Painted before I became familiar with this lovely psalm of blessing, my landscapes and “agriscapes” had long been linked to the pastoral influence that suffuses Scripture. Driving by fields on my way to synagogue and at other times in all seasons, weather, and times of day and night, I watched the changes in crops from sowing to harvest, in failure and success, the life cycle of fields of grain. Often I would stop by the roadside to hear the soft murmurings of their leaves in the breeze and watch their rhythmic waving as myriad hands beckoning heavenward and perhaps to me also. The harmonies brought forth by the intertwining efforts of earth, man, and heaven are as beautiful as they are mysterious and useful. It seems to me, ancient generations were far more attuned to these harmonies than we are today, which is why they wrote the psalms.
rock, rock, rock elijah
The first and only time I heard this song was at a Black Heritage Month concert at Texas A&M University, Kingsville, It was sung by a small choir from King Star Baptist Church in Kingsville. The energetic rhythms, harmonies, and cadences had so moved me that I could not get it out of my mind or body. All the next day as I taught my classes or walked around, I was singing this powerful hymn, silently within myself, inside my whole being. I finally realized that in fifteen words, the episode of the prophet Elijah running for his life is told. After bringing about the destruction of the heathen prophets, Jezebel is out to kill Elijah. The prophet flees back to Mount Sinai and hides in the same cleft rock where Moses stood as the Lord passed him by. Here Elijah hears “the still, small voice,” the voice of the spiritual God. “Rock, Rock, Rock. If I could, I would stand on the rock where Moses stood.” These are the fifteen words of the song. read more
salvia coccinea (Texas Autumn Scarlet Sage)

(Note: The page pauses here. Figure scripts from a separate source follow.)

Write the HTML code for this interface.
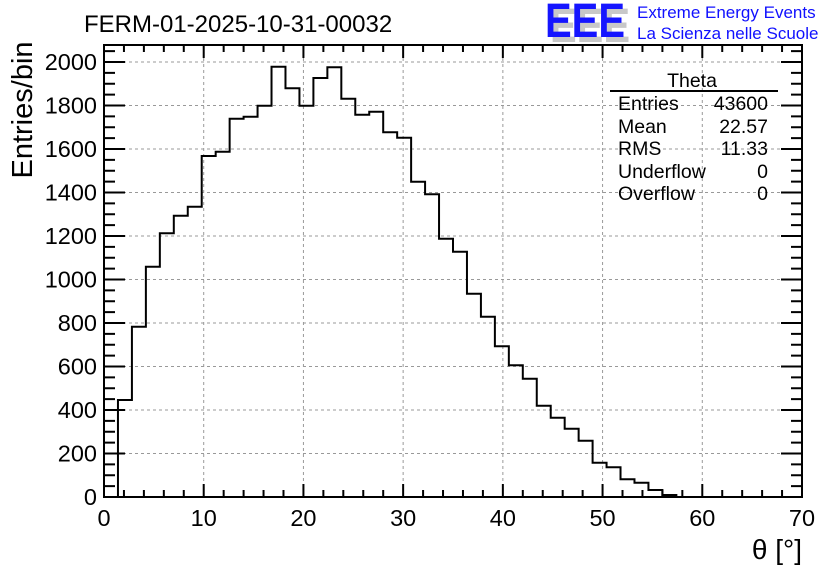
<!DOCTYPE html>
<html><head><meta charset="utf-8"><style>
html,body{margin:0;padding:0;background:#fff;}
svg{display:block;font-family:"Liberation Sans",Arial,sans-serif;}
</style></head><body>
<svg width="836" height="572" viewBox="0 0 836 572" xmlns="http://www.w3.org/2000/svg">
<rect width="836" height="572" fill="#fff"/>
<g stroke="#999" stroke-width="1" stroke-dasharray="3,3" fill="none">
<path d="M203.71,46V496M303.43,46V496M403.14,46V496M502.86,46V496M602.57,46V496M702.29,46V496"/>
<path d="M105,453.5H801M105,410H801M105,366.5H801M105,323H801M105,279.5H801M105,236H801M105,192.5H801M105,149H801M105,105.5H801M105,62H801"/>
</g>
<path fill="none" stroke="#000" stroke-width="2" d="M104,497 H117.96 V400 H131.92 V326.7 H145.88 V266.7 H159.84 V233.3 H173.8 V215.7 H187.76 V206.7 H201.72 V156 H215.68 V151.7 H229.64 V118.7 H243.6 V116.7 H257.56 V105.7 H271.52 V66.7 H285.48 V88.3 H299.44 V105.7 H313.4 V78 H327.36 V67.3 H341.32 V98.7 H355.28 V114.7 H369.24 V111.7 H383.2 V132.3 H397.16 V137.7 H411.12 V181.7 H425.08 V194.3 H439.04 V238.7 H453 V251.7 H466.96 V293.7 H480.92 V316.7 H494.88 V346.3 H508.84 V365.3 H522.8 V378.7 H536.76 V405.7 H550.72 V417.7 H564.68 V428.7 H578.64 V440.7 H592.6 V462.7 H606.56 V467.3 H620.52 V479.3 H634.48 V482.7 H648.44 V490 H662.4 V495 H676.36 V497 H802"/>
<g stroke="#000" stroke-width="2" fill="none">
<path d="M104,497v-13M123.94,497v-7M143.89,497v-7M163.83,497v-7M183.77,497v-7M203.71,497v-13M223.66,497v-7M243.6,497v-7M263.54,497v-7M283.49,497v-7M303.43,497v-13M323.37,497v-7M343.31,497v-7M363.26,497v-7M383.2,497v-7M403.14,497v-13M423.09,497v-7M443.03,497v-7M462.97,497v-7M482.91,497v-7M502.86,497v-13M522.8,497v-7M542.74,497v-7M562.69,497v-7M582.63,497v-7M602.57,497v-13M622.51,497v-7M642.46,497v-7M662.4,497v-7M682.34,497v-7M702.29,497v-13M722.23,497v-7M742.17,497v-7M762.11,497v-7M782.06,497v-7"/>
<path d="M123.94,45v7M143.89,45v7M163.83,45v7M183.77,45v7M203.71,45v13M223.66,45v7M243.6,45v7M263.54,45v7M283.49,45v7M303.43,45v13M323.37,45v7M343.31,45v7M363.26,45v7M383.2,45v7M403.14,45v13M423.09,45v7M443.03,45v7M462.97,45v7M482.91,45v7M502.86,45v13M522.8,45v7M542.74,45v7M562.69,45v7M582.63,45v7M602.57,45v13M622.51,45v7M642.46,45v7M662.4,45v7M682.34,45v7M702.29,45v13M722.23,45v7M742.17,45v7M762.11,45v7M782.06,45v7"/>
<path d="M104,486.13h11M104,475.25h11M104,464.38h11M104,453.5h21M104,442.63h11M104,431.75h11M104,420.88h11M104,410h21M104,399.13h11M104,388.25h11M104,377.38h11M104,366.5h21M104,355.63h11M104,344.75h11M104,333.88h11M104,323h21M104,312.13h11M104,301.25h11M104,290.38h11M104,279.5h21M104,268.63h11M104,257.75h11M104,246.88h11M104,236h21M104,225.13h11M104,214.25h11M104,203.38h11M104,192.5h21M104,181.63h11M104,170.75h11M104,159.88h11M104,149h21M104,138.13h11M104,127.25h11M104,116.38h11M104,105.5h21M104,94.63h11M104,83.75h11M104,72.88h11M104,62h21M104,51.13h11"/>
<path d="M802,486.13h-11M802,475.25h-11M802,464.38h-11M802,453.5h-21M802,442.63h-11M802,431.75h-11M802,420.88h-11M802,410h-21M802,399.13h-11M802,388.25h-11M802,377.38h-11M802,366.5h-21M802,355.63h-11M802,344.75h-11M802,333.88h-11M802,323h-21M802,312.13h-11M802,301.25h-11M802,290.38h-11M802,279.5h-21M802,268.63h-11M802,257.75h-11M802,246.88h-11M802,236h-21M802,225.13h-11M802,214.25h-11M802,203.38h-11M802,192.5h-21M802,181.63h-11M802,170.75h-11M802,159.88h-11M802,149h-21M802,138.13h-11M802,127.25h-11M802,116.38h-11M802,105.5h-21M802,94.63h-11M802,83.75h-11M802,72.88h-11M802,62h-21M802,51.13h-11"/>
</g>
<rect x="104" y="45" width="698" height="452" fill="none" stroke="#000" stroke-width="2"/>
<g font-size="23.5" fill="#000" text-anchor="middle">
<text x="104" y="526">0</text><text x="203.71" y="526">10</text><text x="303.43" y="526">20</text><text x="403.14" y="526">30</text><text x="502.86" y="526">40</text><text x="602.57" y="526">50</text><text x="702.29" y="526">60</text><text x="802" y="526">70</text>
</g>
<g font-size="23.5" fill="#000" text-anchor="end">
<text x="97" y="505">0</text><text x="97" y="461.5">200</text><text x="97" y="418">400</text><text x="97" y="374.5">600</text><text x="97" y="331">800</text><text x="97" y="287.5">1000</text><text x="97" y="244">1200</text><text x="97" y="200.5">1400</text><text x="97" y="157">1600</text><text x="97" y="113.5">1800</text><text x="97" y="70">2000</text>
</g>
<text x="84" y="32" font-size="24">FERM-01-2025-10-31-00032</text>
<text transform="translate(32,110) rotate(-90)" font-size="29" text-anchor="middle">Entries/bin</text>
<text x="802" y="559" font-size="28" text-anchor="end">θ [°]</text>
<g font-size="48" font-family="Liberation Sans, sans-serif" font-weight="bold">
<text x="550" y="42" fill="#c8c8c8" textLength="80" lengthAdjust="spacingAndGlyphs">EEE</text>
<text x="545" y="37" fill="#1515ff" textLength="80" lengthAdjust="spacingAndGlyphs">EEE</text>
</g>
<text x="637" y="18" font-size="17" fill="#1010ff">Extreme Energy Events</text>
<text x="637" y="39" font-size="17" fill="#1010ff">La Scienza nelle Scuole</text>
<line x1="610" y1="91" x2="778" y2="91" stroke="#000" stroke-width="2"/>
<g font-size="19.5" fill="#000">
<text x="692" y="87" text-anchor="middle">Theta</text>
<text x="618" y="110">Entries</text><text x="768" y="110" text-anchor="end">43600</text>
<text x="618" y="133">Mean</text><text x="768" y="133" text-anchor="end">22.57</text>
<text x="618" y="155">RMS</text><text x="768" y="155" text-anchor="end">11.33</text>
<text x="618" y="178">Underflow</text><text x="768" y="178" text-anchor="end">0</text>
<text x="618" y="200">Overflow</text><text x="768" y="200" text-anchor="end">0</text>
</g>
</svg>
</body></html>
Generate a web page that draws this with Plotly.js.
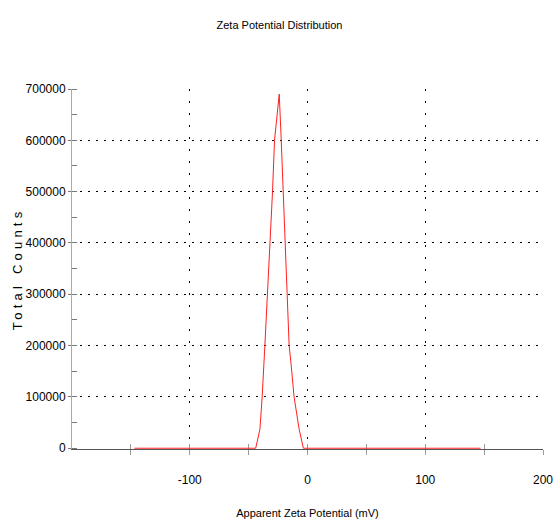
<!DOCTYPE html>
<html>
<head>
<meta charset="utf-8">
<script src="https://cdn.plot.ly/plotly-3.0.1.min.js"></script>
<style>
  html, body { margin: 0; padding: 0; background: #fff; }
  #chart { width: 559px; height: 525px; }
  .ytitle { letter-spacing: 4.2px; }
</style>
</head>
<body>
<div id="chart"></div>
<script>
// Apparent zeta potential (mV) and total counts
const zeta   = [-147, -44, -40.4, -38.5, -36.2, -33.9, -31.7, -29.7, -28, -24, -22.3, -20.7, -18.6, -17.3, -15.6, -13.9, -11.4, -7.1, -3.5, 147];
const counts = [0, 0, 37000, 100000, 200000, 300000, 400000, 500000, 600000, 690000, 600000, 500000, 400000, 300000, 200000, 163000, 100000, 37000, 0, 0];

// Axis tick values / labels
const xTickVals  = [-100, 0, 100, 200];
const xMinorVals = [-150, -50, 50, 150];
const xAllTicks  = [-150, -100, -50, 0, 50, 100, 150, 200];
const yTickVals  = [0, 100000, 200000, 300000, 400000, 500000, 600000, 700000];
const yTickText  = ['0', '100000', '200000', '300000', '400000', '500000', '600000', '700000'];

const sans = 'Liberation Sans, Arial, sans-serif';

const trace = {
  x: zeta,
  y: counts,
  type: 'scatter',
  mode: 'lines',
  line: { color: '#ff2020', width: 1 },
  hoverinfo: 'skip',
  showlegend: false
};

const layout = {
  width: 559,
  height: 525,
  margin: { l: 72, r: 16, t: 89, b: 76 },
  paper_bgcolor: '#fff',
  plot_bgcolor: '#fff',
  showlegend: false,
  title: {
    text: 'Zeta Potential Distribution',
    x: 0.5, xref: 'container', xanchor: 'center',
    y: 1 - 25 / 525, yref: 'container', yanchor: 'middle',
    font: { family: sans, size: 11, color: '#000' }
  },
  xaxis: {
    range: [-200, 200],
    tickmode: 'array',
    tickvals: xTickVals,
    ticktext: xTickVals.map(String),
    ticks: 'outside',
    ticklen: 5,
    tickcolor: '#9a9a9a',
    ticklabelstandoff: 15,
    minor: { tickvals: xMinorVals, ticks: 'outside', ticklen: 5, tickcolor: '#9a9a9a', showgrid: false },
    showgrid: true,
    gridcolor: '#000',
    gridwidth: 1,
    griddash: '2px,10px',
    zeroline: false,
    showline: true,
    linecolor: '#555',
    linewidth: 1,
    layer: 'below traces',
    tickfont: { family: sans, size: 12, color: '#000' },
    title: {
      text: 'Apparent Zeta Potential (mV)',
      font: { family: sans, size: 11, color: '#000' },
      standoff: 22
    },
    fixedrange: true
  },
  xaxis2: {
    overlaying: 'x',
    anchor: 'y',
    side: 'bottom',
    range: [-200, 200],
    tickmode: 'array',
    tickvals: xAllTicks,
    ticks: 'inside',
    ticklen: 5,
    tickcolor: '#9a9a9a',
    showticklabels: false,
    showgrid: false,
    zeroline: false,
    showline: false,
    layer: 'below traces',
    fixedrange: true
  },
  yaxis: {
    range: [-1500, 700000],
    tickmode: 'array',
    tickvals: yTickVals,
    ticktext: yTickText,
    ticks: 'outside',
    ticklen: 3,
    tickcolor: '#777',
    minor: { dtick: 50000, tick0: 0, ticks: 'inside', ticklen: 5, tickcolor: '#777', showgrid: false },
    showgrid: true,
    gridcolor: '#000',
    gridwidth: 1,
    griddash: '2px,6px',
    zeroline: false,
    showline: true,
    linecolor: '#aaa',
    linewidth: 1,
    layer: 'below traces',
    tickfont: { family: sans, size: 12, color: '#000' },
    title: {
      text: 'Total Counts',
      font: { family: sans, size: 13, color: '#000' },
      standoff: 0
    },
    fixedrange: true
  }
};

Plotly.newPlot('chart', [trace, { x: [], y: [], xaxis: 'x2', yaxis: 'y', type: 'scatter', showlegend: false, hoverinfo: 'skip' }], layout, { staticPlot: true, displayModeBar: false });
</script>
</body>
</html>
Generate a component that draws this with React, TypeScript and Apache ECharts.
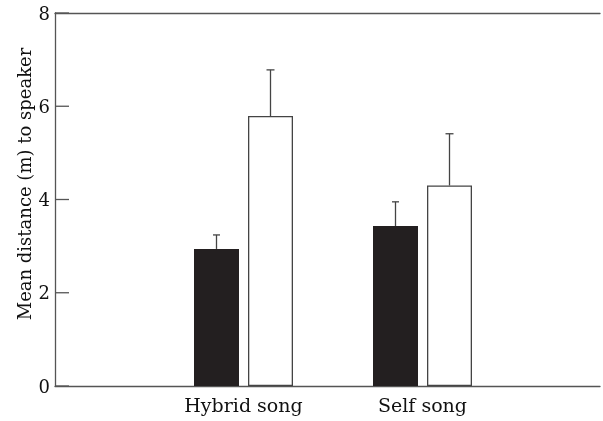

The man behind his wheelbarrow, or is it a mower, is surrounded by beauty, but he does not seem aware of it. This is his every day labor and it puts an invisible hand across his eyes as does often the labor of each of us. He works this day among the lush colored patterns of palms and his eyes rest on a patch of red-orange flowers that seem to float cloudlike above the ground.
He is placed here in a corner of beauty; shaded, somewhat overgrown and of no newsworthy or material importance whatsoever. Were it not for the work, he would not be there, but being there, he is a part of it. His blue clothes create new harmonies. His gesture and his humanity animates everything around him. The harmonies of color or sound do not know rank or station. Like the rainbow, they are most often of fleeting duration, wonderful moments, like still-small voices, or what sages have called “holy moments.”
under the patchwork umbrella
The quiet places, one could call them life’s unnoticed corners and their momentary inhabitants catch my attention and always have. I cannot explain why. These are inward moments; moments between events, of people waiting in the sun for a bus, sitting on benches outside a supermarket or in a small park waiting. They are often elderly, often poor. A struggle to get by is evident in their clothing, their posture, and their stillness, a grocery bag at their side. But they are free in these moments of waiting, able for a moment to shed burdens, let their bodies relax, and contemplate either the passing scene, or a long past scene within. The sun shines down on them as impartially and as gloriously as on all of us regardless of our state. The light picks out a cheekbone, or comes to rest on a beautifully expressive brow, an eyelid, deep earth tones of clothing, the older, the richer. They are perfectly posed portraits waiting to be painted. They are the same as Rembrandt used to inhabit his great religious scenes. Their elemental postures have a strange, slow moving dignity. Their clothing is more a part of their bodies than new clothes could ever be. They are among the unseen people because we blink them out of our vision. But Degas studied them intently and so did Van Gogh, and some of their best work was about them. It’s not that painters and poets are drawn to strange things but that their task is to unveil the truth and beauty of very ordinary moments.